I’ve applied an OPT-PROD card to a 40x40x40 cm box of air and OPT-PROP cards to the box of air and the surrounding 100cm radius spherical void. In both OPT-PROP cards I’ve stated the refraction index to be exactly 1. As such, I would not expect there to be any border interactions occurring between the air and void.

Despite this, I’m observing the following graph.

I just wanted to ask why these border effects are occurring.

Many thanks,
Talha Shameem

Dear Talha Shameem,

I would indeed expect no interaction between the box of air and its surrounding. The exact geometry of the optical photon fluence will, however, also depend on your primaries and on other optical properties. You may not always have perfect symmetry.

Would you mind sharing your input?

Dear @blefebvre,

Thank you for your reply! I wasn’t sure if the flair file would be useful or not but I’ve included that as well. Let me know if there’s any more information you require.

Thanks,
Talha
Scintilair.inp (2.2 KB)
Scintilair.flair (2.6 KB)

Dear Talha Shameem,

I see in your input that you provided an absorption length of 10 cm in your cube of air. Given the scale of your simulation, it is not surprising that you see asymmetries. Try again using an absorption coefficient of 0 (or with something closer to reality) and you might get the results expected.

image

That said, looking at your OPT-PROD card, you specified a time constant of 5 seconds for scintillation. I don’t think you meant that. Remember that the default units in FLUKA are GeV, seconds and centimeters.

image

Dear @blefebvre,

Thank you for your reply. Indeed the absorption length was the issue! However, I was lead to believe that the absorption parameter should be put as 0.1 in order to prevent trapped photons and infinite loops?
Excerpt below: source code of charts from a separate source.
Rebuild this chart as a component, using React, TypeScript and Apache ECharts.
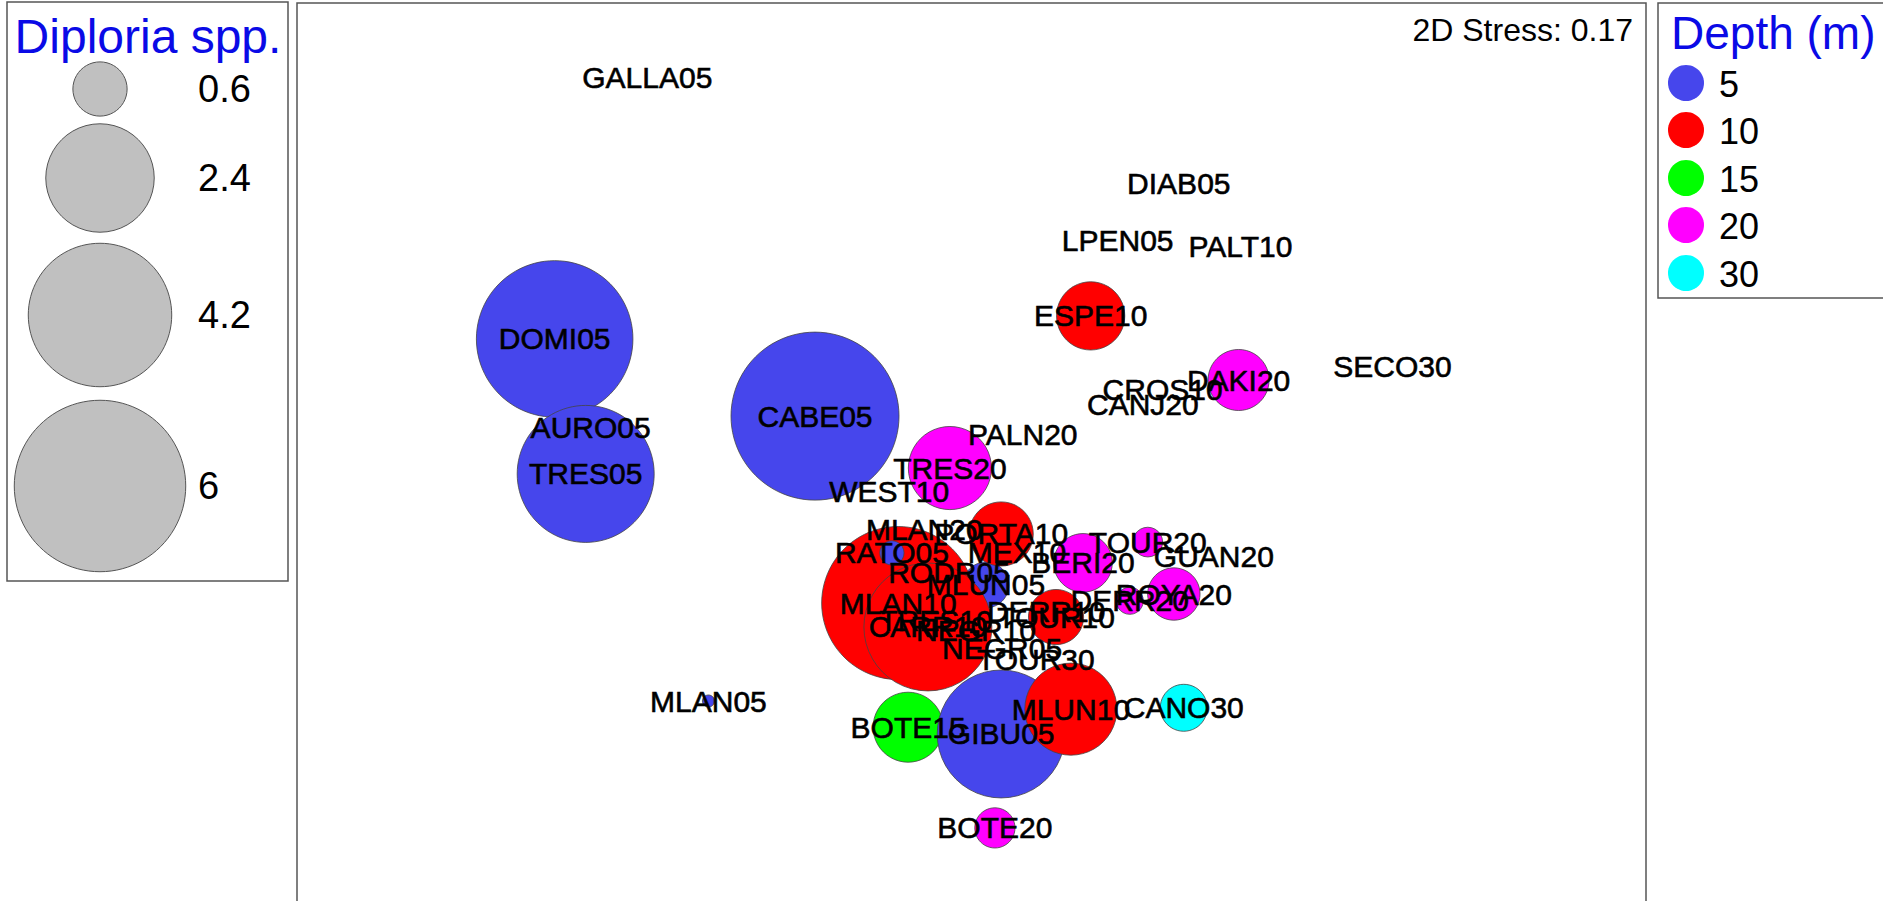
import React, { useEffect, useRef } from "react";
import * as echarts from "echarts";

// MDS sample names, in drawing order
const siteNames = [
  "DOMI05", "TRES05", "CABE05", "ESPE10", "DAKI20", "TRES20", "MLUN05", "MLAN10", "CARR10", "PORTA10",
  "RATO05", "BERI20", "TOUR20", "DERR20", "ROYA20", "TOUR10", "BOTE15", "GIBU05", "MLUN10", "CANO30",
  "BOTE20", "MLAN05", "GALLA05", "DIAB05", "LPEN05", "PALT10", "SECO30", "CROS10", "CANJ20", "AURO05",
  "PALN20", "WEST10", "MLAN20", "MEX10", "RODR05", "GUAN20", "TRES10", "DERR10", "NEGR10", "NEGR05", "TOUR30",
];
const mdsX = [
  -0.927, -0.858, -0.348, 0.265, 0.594, -0.048, 0.032, -0.163, -0.097, 0.066,
  -0.177, 0.248, 0.392, 0.352, 0.450, 0.188, -0.141, 0.066, 0.221, 0.472,
  0.052, -0.585, -0.721, 0.461, 0.325, 0.598, 0.936, 0.425, 0.381, -0.847,
  0.114, -0.183, -0.105, 0.101, -0.050, 0.539, -0.079, 0.166, 0.010, 0.068, 0.143,
];
const mdsY = [
  0.256, -0.043, 0.085, 0.307, 0.165, -0.030, -0.289, -0.329, -0.382, -0.176,
  -0.218, -0.240, -0.194, -0.324, -0.309, -0.360, -0.604, -0.619, -0.564, -0.561,
  -0.827, -0.546, 0.836, 0.601, 0.473, 0.460, 0.194, 0.145, 0.110, 0.059,
  0.045, -0.081, -0.167, -0.218, -0.262, -0.227, -0.367, -0.347, -0.389, -0.429, -0.453,
];
// Diploria spp. abundance
const diploria = [
  5.0, 3.83, 5.76, 0.95, 0.76, 1.41, 0.43, 4.78, 3.34, 0.84,
  0.12, 0.70, 0.18, 0.15, 0.56, 0.62, 1.0, 3.34, 1.73, 0.45,
  0.33, 0.03, 0, 0, 0, 0, 0, 0, 0, 0,
  0, 0, 0, 0, 0, 0, 0, 0, 0, 0, 0,
];
const depths = [
  5, 5, 5, 10, 20, 20, 5, 10, 10, 10,
  5, 20, 20, 20, 20, 10, 15, 5, 10, 30,
  20, 5, 5, 5, 5, 10, 30, 10, 20, 5,
  20, 10, 20, 10, 5, 20, 10, 10, 10, 5, 30,
];

const depthLevels = [5, 10, 15, 20, 30];
const depthColors = ["#4646ec", "#ff0000", "#00ff00", "#ff00ff", "#00ffff"];
const sizeLegendValues = [0.6, 2.4, 4.2, 6];
const stressText = "2D Stress: 0.17";

const FONT = "'Liberation Sans', Arial, sans-serif";
const diam = (v: number) => 70 * Math.sqrt(v);

export default function App() {
  const ref = useRef<HTMLDivElement>(null);
  useEffect(() => {
    if (!ref.current) return;
    const chart = echarts.init(ref.current, undefined, { renderer: "svg" });
    const bubbleData = siteNames.map((n, i) => ({
      value: [mdsX[i], mdsY[i], diploria[i]],
      name: n,
      itemStyle: { color: depthColors[depthLevels.indexOf(depths[i])] },
    }));
    const labelData = siteNames.map((n, i) => ({ value: [mdsX[i], mdsY[i]], name: n }));

    const legendY = [89, 178, 315, 486];
    const graphics: any[] = [
      { type: "rect", shape: { x: 7, y: 2, width: 281, height: 579 }, style: { fill: "#fff", stroke: "#555", lineWidth: 1.5 }, z: 1 },
      { type: "text", x: 148, y: 36, style: { text: "Diploria spp.", fill: "#0a0ae6", font: `48px ${FONT}`, align: "center", verticalAlign: "middle" }, z: 2 },
      { type: "rect", shape: { x: 1658, y: 3, width: 240, height: 295 }, style: { fill: "#fff", stroke: "#555", lineWidth: 1.5 }, z: 1 },
      { type: "text", x: 1671, y: 33, style: { text: "Depth (m)", fill: "#0a0ae6", font: `46px ${FONT}`, align: "left", verticalAlign: "middle" }, z: 2 },
      { type: "text", x: 1633, y: 30, style: { text: stressText, fill: "#000", font: `32px ${FONT}`, align: "right", verticalAlign: "middle" }, z: 10 },
    ];
    sizeLegendValues.forEach((v, i) => {
      graphics.push({ type: "circle", shape: { cx: 100, cy: legendY[i], r: diam(v) / 2 }, style: { fill: "#c0c0c0", stroke: "#555", lineWidth: 1 }, z: 2 });
      graphics.push({ type: "text", x: 198, y: legendY[i], style: { text: String(v), fill: "#000", font: `38px ${FONT}`, align: "left", verticalAlign: "middle" }, z: 2 });
    });
    const depthY = [83, 130, 178, 225, 273];
    depthLevels.forEach((d, i) => {
      graphics.push({ type: "circle", shape: { cx: 1686, cy: depthY[i], r: 18 }, style: { fill: depthColors[i] }, z: 2 });
      graphics.push({ type: "text", x: 1719, y: depthY[i] + 1, style: { text: String(d), fill: "#000", font: `36px ${FONT}`, align: "left", verticalAlign: "middle" }, z: 2 });
    });

    chart.setOption({
      animation: false,
      grid: { left: 297, top: 3, width: 1349, height: 903, show: true, borderColor: "#555", borderWidth: 1.5, backgroundColor: "#fff" },
      xAxis: { type: "value", min: -1.5, max: 1.5, show: false },
      yAxis: { type: "value", min: -1, max: 1, show: false },
      series: [
        {
          type: "scatter",
          data: bubbleData,
          symbol: "circle",
          symbolSize: (val: number[]) => diam(val[2]),
          itemStyle: { borderColor: "#444", borderWidth: 0.8, opacity: 1 },
          emphasis: { disabled: true },
          z: 2,
        },
        {
          type: "scatter",
          data: labelData,
          symbolSize: 1,
          itemStyle: { color: "rgba(0,0,0,0)" },
          label: {
            show: true,
            position: "inside",
            formatter: "{b}",
            color: "#000",
            opacity: 1,
            textBorderWidth: 0.6,
            textBorderColor: "#000",
            fontSize: 30,
            fontFamily: FONT,
          },
          emphasis: { disabled: true },
          z: 5,
        },
      ],
      graphic: graphics,
    });
    return () => chart.dispose();
  }, []);
  return <div ref={ref} style={{ position: "fixed", left: 0, top: 0, width: 1883, height: 912, background: "#fff" }} />;
}
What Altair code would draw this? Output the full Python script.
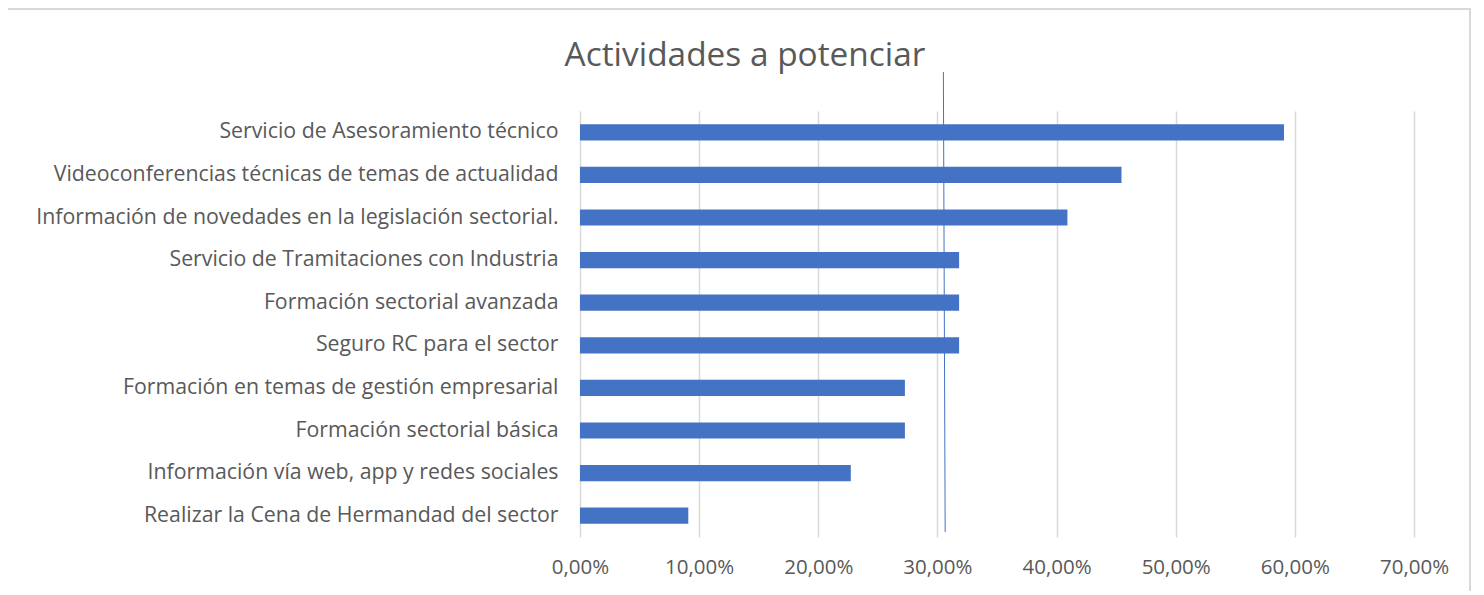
import altair as alt
import pandas as pd

title_text = "Actividades a potenciar"
categories = [
    "Servicio de Asesoramiento técnico\u00a0",
    "Videoconferencias técnicas de temas de actualidad",
    "Información de novedades en la legislación sectorial.\u00a0",
    "Servicio de Tramitaciones con Industria\u00a0",
    "Formación sectorial avanzada\u00a0",
    "Seguro RC para el sector",
    "Formación en temas de gestión empresarial",
    "Formación sectorial básica",
    "Información vía web, app y redes sociales",
    "Realizar la Cena de Hermandad del sector\u00a0",
]
values = [59.09, 45.45, 40.91, 31.82, 31.82, 31.82, 27.27, 27.27, 22.73, 9.09]
ref_top = [30.5]
ref_bottom = [30.65]
x_ticks = [0, 10, 20, 30, 40, 50, 60, 70]

FONT = "Open Sans"
GRAY = "#595959"
BLUE = "#4472C4"

df = pd.DataFrame({"cat": categories, "val": values})
ref_df = pd.DataFrame({"x": ref_top, "x2": ref_bottom})
title_df = pd.DataFrame({"t": [title_text]})

x_scale = alt.Scale(domain=[0, 70], nice=False, zero=True)

bars = alt.Chart(df).mark_bar(color=BLUE).encode(
    x=alt.X("val:Q", scale=x_scale,
            axis=alt.Axis(values=x_ticks, title=None, domain=False, ticks=False,
                          grid=True, gridColor="#D9D9D9", gridWidth=1.5,
                          labelFont=FONT, labelFontSize=20.5, labelColor=GRAY,
                          labelPadding=20, labelFlush=False,
                          labelExpr="replace(format(datum.value, '.2f'), '.', ',') + '%'")),
    y=alt.Y("cat:N", sort=categories,
            scale=alt.Scale(paddingInner=0.62, paddingOuter=0.31),
            axis=alt.Axis(title=None, domain=False, ticks=False, grid=False,
                          labelFont=FONT, labelFontSize=21.3, labelColor=GRAY,
                          labelPadding=22, labelLimit=700)),
)

ref_line = alt.Chart(ref_df).mark_rule(color=BLUE, strokeWidth=1).encode(
    x=alt.X("x:Q", scale=x_scale),
    x2="x2:Q",
    y=alt.value(-39),
    y2=alt.value(421),
)

title = alt.Chart(title_df).mark_text(
    font=FONT, fontSize=33.4, color=GRAY, align="center", baseline="middle"
).encode(text="t:N", x=alt.value(165), y=alt.value(-55))

frame = alt.Chart(title_df).mark_rect(
    fill=None, stroke="#D9D9D9", strokeWidth=2
).encode(x=alt.value(-574), x2=alt.value(890), y=alt.value(-102), y2=alt.value(620))

chart = alt.layer(frame, bars, ref_line, title).properties(
    width=834, height=426,
    autosize=alt.AutoSizeParams(type="none"),
    padding={"left": 572, "top": 103, "right": 62, "bottom": 54},
).configure(background="white", view=alt.ViewConfig(stroke=None))

chart.save("out.html", embed_options={"renderer": "svg", "actions": False})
Also, regarding the time constant, is this the decay time constant for the light produced by OPT-PROD?

Kind regards,
Talha Shameem

Indeed you provide an exit path to your optical photons, either from absorption in the material or on reflectors, to avoid having them bounce forever in the optical material. But considering your geometry with a cube of air, not azimuthally symmetric, you would then see asymmetries in the optical photon fluence for any non-zero absorption. It depends what you want to achieve.